::: DATASET SECTION

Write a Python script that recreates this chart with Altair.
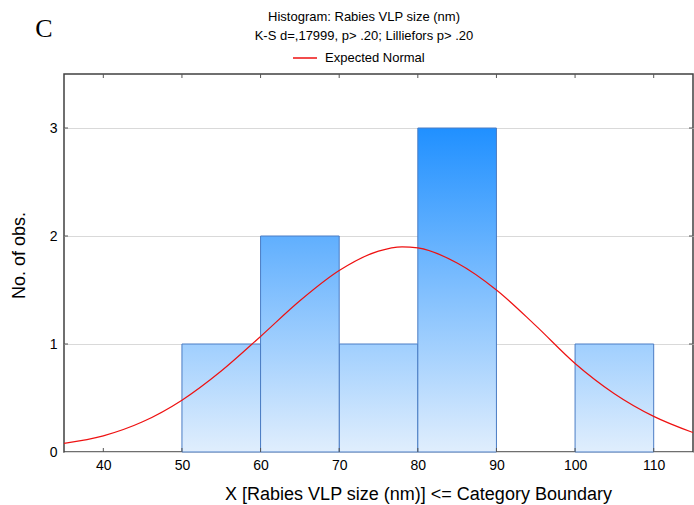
import altair as alt
import pandas as pd

# ---- data ----
bin_start = [50, 60, 70, 80, 90, 100]
bin_end = [60, 70, 80, 90, 100, 110]
counts = [1, 2, 1, 3, 0, 1]

curve_x = [35, 40, 45, 50, 55, 60, 65, 70, 75, 78, 80, 85, 90, 95, 100, 105, 110, 115]
curve_y = [0.08, 0.15, 0.28, 0.48, 0.75, 1.07, 1.40, 1.68, 1.86, 1.90, 1.89, 1.75,
           1.50, 1.17, 0.82, 0.54, 0.33, 0.18]

x_ticks = [40, 50, 60, 70, 80, 90, 100, 110]
y_ticks = [0, 1, 2, 3]

title_line1 = ["Histogram: Rabies VLP size (nm)"]
title_line2 = ["K-S d=,17999, p> .20; Lilliefors p> .20"]
panel_letter = ["C"]
legend_label = "Expected Normal"
x_title = "X [Rabies VLP size (nm)] <= Category Boundary"
y_title = "No. of obs."

# ---- layout / style ----
W, H = 629, 378
FONT = "Liberation Sans"
bottom_color = "#e0eefd"
top_colors = {1: "#a0cffe", 2: "#60affe", 3: "#2090ff"}

bars = pd.DataFrame({"start": bin_start, "end": bin_end, "count": counts})
curve = pd.DataFrame({"x": curve_x, "y": curve_y, "series": [legend_label] * len(curve_x)})

xscale = alt.Scale(domain=[35, 115], nice=False, zero=False)
yscale = alt.Scale(domain=[0, 3.5], nice=False, zero=True)

x_axis = alt.Axis(values=x_ticks, title=x_title, titleFont=FONT, titleFontSize=18,
                  titleFontWeight="normal", titleColor="#000", labelFont=FONT,
                  labelFontSize=14, labelColor="#000", labelPadding=6, ticks=False,
                  domain=False, grid=False, titleX=354, titleY=47, titleAlign="center",
                  titleBaseline="alphabetic", format="d")
y_axis = alt.Axis(values=y_ticks, title=y_title, titleFont=FONT, titleFontSize=18,
                  titleFontWeight="normal", titleColor="#000", labelFont=FONT,
                  labelFontSize=14, labelColor="#000", labelPadding=7, ticks=False,
                  domain=False, grid=True, gridColor="#d9d9d9", gridWidth=1,
                  titleX=-45, titleY=181, titleAngle=270, titleAlign="center",
                  titleBaseline="middle", format="d")

layers = []
for k, c in top_colors.items():
    grad = alt.LinearGradient(
        gradient="linear", x1=0, y1=1, x2=0, y2=0,
        stops=[alt.GradientStop(offset=0, color=bottom_color),
               alt.GradientStop(offset=1, color=c)])
    layers.append(
        alt.Chart(bars).transform_filter(alt.datum["count"] == k)
        .mark_rect(fill=grad, stroke="#4a7cc4", strokeWidth=1)
        .encode(x=alt.X("start:Q", scale=xscale, axis=x_axis),
                x2="end:Q",
                y=alt.Y("count:Q", scale=yscale, axis=y_axis),
                y2=alt.Y2(datum=0))
    )

line = alt.Chart(curve).mark_line(strokeWidth=1.2, interpolate="monotone", clip=True).encode(
    x=alt.X("x:Q", scale=xscale, axis=x_axis),
    y=alt.Y("y:Q", scale=yscale, axis=y_axis),
    color=alt.Color("series:N",
                    scale=alt.Scale(domain=[legend_label], range=["#ee1111"]),
                    legend=alt.Legend(title=None, orient="none", legendX=228, legendY=-29,
                                      symbolType="stroke", symbolSize=576,
                                      symbolStrokeWidth=1.5, labelFont=FONT,
                                      labelFontSize=13, labelColor="#000",
                                      labelOffset=7, padding=0)),
)
layers.append(line)

tick_df = pd.DataFrame({"v": x_ticks})
ytick_df = pd.DataFrame({"v": y_ticks[1:]})
tick_color = "#555555"
layers.append(alt.Chart(tick_df).mark_rule(color=tick_color).encode(
    x=alt.X("v:Q", scale=xscale, axis=x_axis), y=alt.value(0), y2=alt.value(4)))
layers.append(alt.Chart(tick_df).mark_rule(color=tick_color).encode(
    x=alt.X("v:Q", scale=xscale, axis=x_axis), y=alt.value(H), y2=alt.value(H - 4)))
layers.append(alt.Chart(ytick_df).mark_rule(color=tick_color).encode(
    y=alt.Y("v:Q", scale=yscale, axis=y_axis), x=alt.value(0), x2=alt.value(4)))
layers.append(alt.Chart(ytick_df).mark_rule(color=tick_color).encode(
    y=alt.Y("v:Q", scale=yscale, axis=y_axis), x=alt.value(W), x2=alt.value(W - 4)))

layers.append(alt.Chart(pd.DataFrame({"t": title_line1})).mark_text(
    font=FONT, fontSize=13, align="center", baseline="alphabetic", color="#000").encode(
    text="t:N", x=alt.value(300), y=alt.value(-53)))
layers.append(alt.Chart(pd.DataFrame({"t": title_line2})).mark_text(
    font=FONT, fontSize=13, align="center", baseline="alphabetic", color="#000").encode(
    text="t:N", x=alt.value(300), y=alt.value(-34)))
layers.append(alt.Chart(pd.DataFrame({"t": panel_letter})).mark_text(
    font="Liberation Serif", fontSize=26, align="center", baseline="alphabetic", color="#000").encode(
    text="t:N", x=alt.value(-20), y=alt.value(-37)))

chart = alt.layer(*layers).properties(
    width=W, height=H,
    autosize=alt.AutoSizeParams(type="none"),
    padding={"left": 64, "top": 74, "right": 1, "bottom": 53},
    background="white",
).configure_view(stroke="#404040", strokeWidth=1.5)

chart.save("out.html", embed_options={"renderer": "svg", "actions": False})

::::::

WORK REQUIRED: Starting at the top of the listing above, please restate word for word each line up to and including the one that holds "counts = [1, 2, 1, 3, 0, 1]", omitting every image.

ANSWER TO THIS EXERCISE:
Write a Python script that recreates this chart with Altair.
import altair as alt
import pandas as pd

# ---- data ----
bin_start = [50, 60, 70, 80, 90, 100]
bin_end = [60, 70, 80, 90, 100, 110]
counts = [1, 2, 1, 3, 0, 1]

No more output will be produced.